As much as I don't like meta comments I'm going to have to make one finally, because I think about it every day and just need to get it out there to at least relieve the pressure in my head.
Why is the top voted comment so often about the title of the story? I guess it's because it's the first thing we interact with and it frames our expectations, but man alive, the title is probably the least interesting thing about any article posted to HN but consistently I see top rated comments talking about the title. Maybe it's just lowest-common-denominator.
And it's not that I think the comments themselves are bad, it's just weird to me that I consistently see them at the top of the page.
Apologies for the meta rant, it won't happen again, at least from me. (In fact the reason we have a lot of meta comments might be the same as the reason we have a lot of title-comments making me a bit hypocritical, but I digress.)
I think it's because people upvote most often when they share a particular opinion -- and your first opinion is mostly about the title of the article.
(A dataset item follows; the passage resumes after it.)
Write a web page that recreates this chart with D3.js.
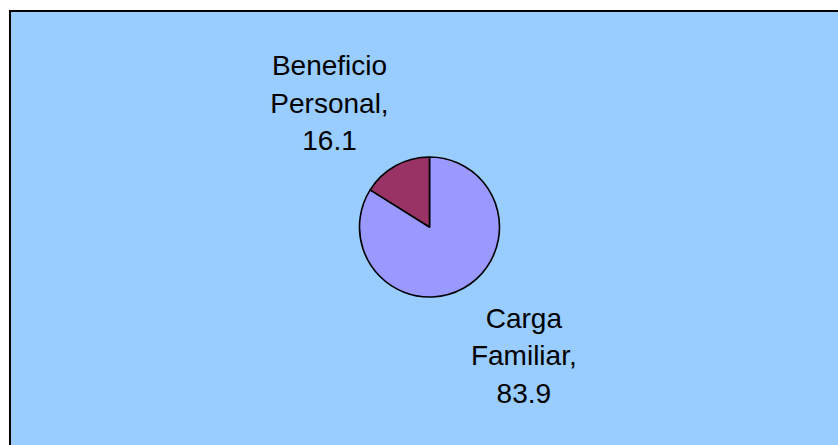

For example. I saw the title, clicked through (also opened comments), gave the page a once-over (didn't even read) -- came back here, and saw that first post. I also agree with the guy said, I thought they came up with some amazing new way to view regular diffs in 3D. So, I would have upvoted. Maybe it's just me, but I'm guessing far more people do that
In this case, possibly because it may provide some value to anyone reading the comments before the article. I too through it was going to be a diff for text files using a different visualization, not a diff of a specific file type. In that respect, it's a clarification of whatever summary you might infer from the title.
In short, I found the comment useful, it not necessarily inspiring of conversation (although a discussion of different visualizations of changes may be worthwhile).
I've thought about this before and attributed it simply to bikeshedding. When something interesting pops up people really want to be part of the conversation but don't have the background to talk about the main topic so they comment about the meta information.
Same here, perhaps "GitHub announces Diffs for 3D Files" would be clearer. This is a really awesome feature though, I'd be curious to see what other types of files they do this for (if any).
Now I think about it, it's super cool that GitHub are putting so much effort into being a useful platform for file formats traditionally not associated (much) with software development.
There is so much cool stuff you could investigate over and above text files: understanding photoshop files and describing layer changes; diffing audio and identifying mixes and how they were mixed.
A always assumed it was fake until a few years later a friend brought an SGI workstation into work to play with, and showed me the file manager.
Now I generally try to keep an open mind when I see things in movies as elements, while they may not be entirely correct, are sometimes based on reality. It just happens to be a portion of reality you are unfamiliar with.
I was thinking the same thing and was wondering how exactly that would look like as the page loaded. In a way I was disappointed. It's still a pretty cool feature though.
Me too. But as I was clicking and lagging on getting to the page, I was trying to visualize what a 3D view of a file diff would look like. I can't even imagine it.